FourierDCT[PadRight[compressed, len], 3];
This will output as below.
{1.682, 8.26, 4.01, 1.549, 4.43, 2.42, 4.41, 6.876, 3.40, 7.369, 13.12, 8.47, 2.96}
Note the similarity with original data , We just did a simple compression on input data and recovered successfully. This is a lossy compression technique. Applying this on image will not reduce the overall quality of image. I mean it is still possible to understand the original image.

Let us now apply this example on an image. This is our original image, Did you able to recognize him? if you are a German you must. He is the prince of mathematicians.

This image's dimensions is {220,282} and GrayScale.

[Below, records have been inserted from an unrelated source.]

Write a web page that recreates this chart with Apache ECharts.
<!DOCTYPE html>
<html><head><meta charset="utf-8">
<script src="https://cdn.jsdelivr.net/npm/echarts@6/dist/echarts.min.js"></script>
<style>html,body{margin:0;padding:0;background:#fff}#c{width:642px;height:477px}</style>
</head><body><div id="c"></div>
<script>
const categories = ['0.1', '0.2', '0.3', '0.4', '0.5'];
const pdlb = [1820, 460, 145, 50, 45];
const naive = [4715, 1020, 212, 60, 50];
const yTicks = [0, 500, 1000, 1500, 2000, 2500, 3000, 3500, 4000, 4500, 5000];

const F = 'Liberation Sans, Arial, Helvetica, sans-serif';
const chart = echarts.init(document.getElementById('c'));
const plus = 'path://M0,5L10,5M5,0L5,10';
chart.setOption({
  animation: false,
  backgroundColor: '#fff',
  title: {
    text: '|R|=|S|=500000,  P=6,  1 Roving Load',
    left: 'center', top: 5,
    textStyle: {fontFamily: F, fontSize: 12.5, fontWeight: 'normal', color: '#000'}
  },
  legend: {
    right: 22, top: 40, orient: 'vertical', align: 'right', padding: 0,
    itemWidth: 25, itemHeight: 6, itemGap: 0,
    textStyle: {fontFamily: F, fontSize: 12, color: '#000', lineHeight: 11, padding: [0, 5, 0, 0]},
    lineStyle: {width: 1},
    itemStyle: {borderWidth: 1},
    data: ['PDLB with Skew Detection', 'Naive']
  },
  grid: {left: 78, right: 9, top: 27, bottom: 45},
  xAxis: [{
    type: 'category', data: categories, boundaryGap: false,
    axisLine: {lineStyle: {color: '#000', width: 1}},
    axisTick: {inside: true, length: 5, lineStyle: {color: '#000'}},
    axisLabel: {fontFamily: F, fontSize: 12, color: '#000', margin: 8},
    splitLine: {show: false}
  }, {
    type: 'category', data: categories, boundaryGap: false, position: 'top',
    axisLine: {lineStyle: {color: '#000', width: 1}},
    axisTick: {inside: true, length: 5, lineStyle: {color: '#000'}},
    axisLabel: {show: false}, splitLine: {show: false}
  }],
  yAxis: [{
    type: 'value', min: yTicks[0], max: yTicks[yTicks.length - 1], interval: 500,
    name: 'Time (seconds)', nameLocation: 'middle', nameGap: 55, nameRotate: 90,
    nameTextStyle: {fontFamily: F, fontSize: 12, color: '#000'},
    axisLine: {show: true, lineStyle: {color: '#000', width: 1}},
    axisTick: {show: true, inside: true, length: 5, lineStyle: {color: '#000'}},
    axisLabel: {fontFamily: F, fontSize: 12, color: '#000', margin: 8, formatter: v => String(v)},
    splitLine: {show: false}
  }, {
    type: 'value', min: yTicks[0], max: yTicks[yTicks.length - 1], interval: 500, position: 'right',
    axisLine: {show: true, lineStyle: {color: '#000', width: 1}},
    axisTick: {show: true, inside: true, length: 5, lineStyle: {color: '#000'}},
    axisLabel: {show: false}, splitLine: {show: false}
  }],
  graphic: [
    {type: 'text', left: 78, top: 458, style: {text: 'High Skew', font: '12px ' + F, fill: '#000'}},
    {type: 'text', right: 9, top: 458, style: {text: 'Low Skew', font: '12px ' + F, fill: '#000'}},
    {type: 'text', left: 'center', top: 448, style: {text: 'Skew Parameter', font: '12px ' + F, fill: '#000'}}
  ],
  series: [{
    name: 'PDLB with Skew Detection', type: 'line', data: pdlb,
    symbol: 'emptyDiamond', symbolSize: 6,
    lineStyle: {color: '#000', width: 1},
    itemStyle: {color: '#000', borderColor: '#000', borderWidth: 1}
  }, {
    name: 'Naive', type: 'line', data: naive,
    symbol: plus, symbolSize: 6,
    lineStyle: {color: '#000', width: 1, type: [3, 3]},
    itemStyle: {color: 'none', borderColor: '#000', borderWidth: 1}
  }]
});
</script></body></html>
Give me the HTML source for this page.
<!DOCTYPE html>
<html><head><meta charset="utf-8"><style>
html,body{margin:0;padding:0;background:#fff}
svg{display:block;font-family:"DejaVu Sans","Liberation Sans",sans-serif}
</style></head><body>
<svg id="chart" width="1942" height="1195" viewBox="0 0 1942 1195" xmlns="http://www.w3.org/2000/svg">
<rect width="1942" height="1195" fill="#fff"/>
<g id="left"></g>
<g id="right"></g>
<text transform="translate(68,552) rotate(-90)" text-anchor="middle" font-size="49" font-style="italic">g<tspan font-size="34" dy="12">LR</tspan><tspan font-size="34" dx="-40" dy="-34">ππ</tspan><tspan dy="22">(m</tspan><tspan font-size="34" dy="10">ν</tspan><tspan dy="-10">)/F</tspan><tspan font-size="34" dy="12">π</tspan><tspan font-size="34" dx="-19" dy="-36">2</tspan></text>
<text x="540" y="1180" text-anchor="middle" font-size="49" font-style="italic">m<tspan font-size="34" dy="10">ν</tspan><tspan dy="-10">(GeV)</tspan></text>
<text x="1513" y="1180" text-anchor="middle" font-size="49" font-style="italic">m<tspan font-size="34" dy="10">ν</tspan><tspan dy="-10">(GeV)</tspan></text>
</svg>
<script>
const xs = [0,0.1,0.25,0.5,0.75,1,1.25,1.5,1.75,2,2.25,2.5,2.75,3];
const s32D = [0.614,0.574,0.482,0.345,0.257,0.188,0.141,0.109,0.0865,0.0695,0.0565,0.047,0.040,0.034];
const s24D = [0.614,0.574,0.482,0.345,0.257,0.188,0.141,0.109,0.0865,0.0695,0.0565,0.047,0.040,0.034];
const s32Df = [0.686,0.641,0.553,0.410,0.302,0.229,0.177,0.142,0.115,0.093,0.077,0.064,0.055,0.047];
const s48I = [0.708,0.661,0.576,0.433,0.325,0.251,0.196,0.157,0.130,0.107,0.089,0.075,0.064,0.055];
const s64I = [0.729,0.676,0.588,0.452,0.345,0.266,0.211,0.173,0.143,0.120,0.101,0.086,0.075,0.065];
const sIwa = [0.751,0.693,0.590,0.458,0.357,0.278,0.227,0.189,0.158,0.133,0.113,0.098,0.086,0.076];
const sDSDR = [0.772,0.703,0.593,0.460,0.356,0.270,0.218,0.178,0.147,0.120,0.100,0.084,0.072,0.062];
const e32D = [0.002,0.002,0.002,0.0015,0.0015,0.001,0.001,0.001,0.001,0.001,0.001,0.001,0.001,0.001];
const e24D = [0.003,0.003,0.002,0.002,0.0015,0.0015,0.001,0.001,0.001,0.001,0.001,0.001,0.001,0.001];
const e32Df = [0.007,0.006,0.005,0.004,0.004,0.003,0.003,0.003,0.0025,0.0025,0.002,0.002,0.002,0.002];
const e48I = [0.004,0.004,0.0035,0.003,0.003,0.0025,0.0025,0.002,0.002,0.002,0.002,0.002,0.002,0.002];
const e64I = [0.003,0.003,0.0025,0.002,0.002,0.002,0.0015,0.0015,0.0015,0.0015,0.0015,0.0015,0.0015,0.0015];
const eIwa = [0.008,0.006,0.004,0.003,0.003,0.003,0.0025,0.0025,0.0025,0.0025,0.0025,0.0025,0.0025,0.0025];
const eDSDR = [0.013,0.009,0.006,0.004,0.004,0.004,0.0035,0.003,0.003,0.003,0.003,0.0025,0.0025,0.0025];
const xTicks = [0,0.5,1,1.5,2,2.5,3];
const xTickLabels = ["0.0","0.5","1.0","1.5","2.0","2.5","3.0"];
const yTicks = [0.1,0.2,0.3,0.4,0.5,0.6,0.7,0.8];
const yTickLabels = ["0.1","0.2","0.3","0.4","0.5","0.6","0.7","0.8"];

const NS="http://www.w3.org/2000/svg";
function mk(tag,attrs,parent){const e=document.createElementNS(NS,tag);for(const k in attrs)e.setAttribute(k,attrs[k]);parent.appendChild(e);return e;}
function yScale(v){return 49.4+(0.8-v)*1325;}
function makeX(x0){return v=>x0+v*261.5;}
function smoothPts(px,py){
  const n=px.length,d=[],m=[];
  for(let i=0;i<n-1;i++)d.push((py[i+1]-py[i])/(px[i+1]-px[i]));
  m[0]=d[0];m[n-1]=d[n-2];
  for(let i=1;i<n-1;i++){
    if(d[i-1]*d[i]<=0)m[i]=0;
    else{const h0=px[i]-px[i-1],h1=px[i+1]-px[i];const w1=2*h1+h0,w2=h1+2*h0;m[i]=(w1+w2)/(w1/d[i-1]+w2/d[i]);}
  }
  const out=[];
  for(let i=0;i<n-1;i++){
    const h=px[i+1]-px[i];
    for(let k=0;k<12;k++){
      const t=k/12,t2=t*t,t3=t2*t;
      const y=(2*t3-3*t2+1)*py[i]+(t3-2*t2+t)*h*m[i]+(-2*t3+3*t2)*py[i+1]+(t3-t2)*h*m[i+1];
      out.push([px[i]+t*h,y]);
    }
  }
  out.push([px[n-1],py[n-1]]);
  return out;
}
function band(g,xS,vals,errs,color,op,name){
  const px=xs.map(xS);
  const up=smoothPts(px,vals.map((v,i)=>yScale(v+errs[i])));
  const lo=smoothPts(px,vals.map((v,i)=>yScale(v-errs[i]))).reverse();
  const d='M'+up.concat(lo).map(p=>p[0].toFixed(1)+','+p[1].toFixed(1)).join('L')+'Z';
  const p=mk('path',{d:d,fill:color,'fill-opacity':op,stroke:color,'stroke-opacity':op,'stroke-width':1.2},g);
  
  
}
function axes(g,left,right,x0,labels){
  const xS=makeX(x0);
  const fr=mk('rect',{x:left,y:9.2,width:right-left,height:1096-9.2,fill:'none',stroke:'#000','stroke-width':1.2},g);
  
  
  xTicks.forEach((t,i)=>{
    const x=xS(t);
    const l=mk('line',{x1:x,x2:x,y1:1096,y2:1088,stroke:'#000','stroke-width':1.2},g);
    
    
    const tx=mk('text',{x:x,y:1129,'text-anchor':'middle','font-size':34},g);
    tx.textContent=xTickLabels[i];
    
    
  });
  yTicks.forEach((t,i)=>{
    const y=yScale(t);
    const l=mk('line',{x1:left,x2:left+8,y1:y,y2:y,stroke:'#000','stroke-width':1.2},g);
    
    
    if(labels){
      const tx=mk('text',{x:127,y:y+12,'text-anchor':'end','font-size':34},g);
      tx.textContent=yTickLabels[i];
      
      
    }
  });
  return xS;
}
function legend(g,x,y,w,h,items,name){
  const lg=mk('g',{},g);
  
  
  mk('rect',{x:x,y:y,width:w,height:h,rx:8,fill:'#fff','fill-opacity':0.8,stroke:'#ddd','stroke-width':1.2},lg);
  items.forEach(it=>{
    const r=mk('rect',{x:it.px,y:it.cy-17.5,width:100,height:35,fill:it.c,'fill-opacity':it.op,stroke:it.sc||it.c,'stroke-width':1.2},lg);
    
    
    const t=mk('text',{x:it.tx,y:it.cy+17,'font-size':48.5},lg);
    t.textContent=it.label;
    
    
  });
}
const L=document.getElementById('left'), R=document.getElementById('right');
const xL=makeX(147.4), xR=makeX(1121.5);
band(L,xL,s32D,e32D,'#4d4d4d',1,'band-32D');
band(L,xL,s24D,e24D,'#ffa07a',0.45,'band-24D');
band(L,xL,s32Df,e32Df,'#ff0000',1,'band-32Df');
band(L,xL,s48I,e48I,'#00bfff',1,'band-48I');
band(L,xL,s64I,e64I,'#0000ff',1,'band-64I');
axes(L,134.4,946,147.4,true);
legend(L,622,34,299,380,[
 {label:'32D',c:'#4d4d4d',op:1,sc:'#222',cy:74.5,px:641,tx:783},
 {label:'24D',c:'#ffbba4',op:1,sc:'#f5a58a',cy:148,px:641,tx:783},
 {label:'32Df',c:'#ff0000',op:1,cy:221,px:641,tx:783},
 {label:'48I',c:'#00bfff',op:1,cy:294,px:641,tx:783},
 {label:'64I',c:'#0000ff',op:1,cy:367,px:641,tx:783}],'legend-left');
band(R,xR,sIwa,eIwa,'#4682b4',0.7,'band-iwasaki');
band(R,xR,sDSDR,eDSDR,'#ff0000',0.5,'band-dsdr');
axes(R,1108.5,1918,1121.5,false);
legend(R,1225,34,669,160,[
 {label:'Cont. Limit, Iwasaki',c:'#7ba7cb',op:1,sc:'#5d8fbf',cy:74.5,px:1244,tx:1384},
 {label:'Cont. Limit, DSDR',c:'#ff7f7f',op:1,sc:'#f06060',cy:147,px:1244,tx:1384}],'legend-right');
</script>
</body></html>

Lets now take only first 100 rows from this image and compress it


dctResult = FourierDCT[ImageData[ image, "Byte"]];
Length[dctResult];
// Here we are only taking first 100 rows from image , that is we are compressing it
compressed = Take[dctResult, {1, 100}];

Now let us recreate this compressed data again , and see how it looks like
padded = PadRight[compressed, {282, 220}];
resImage = FourierDCT[padded, 3];
Image[resImage, "byte"]



It is not that bad, still you can recognize him.
How about taking 200 rows from the original image. See the output below . It is actually good. We just saved (282-200) * 220 bytes by this simple compression. (282 is original image height, 220 is width)




I used mathematica program here. Hopes still you could get the idea.
Now again , I am asking , Did you recognize this genius ? if not he is Carl Friedrich Gauss, the Legend.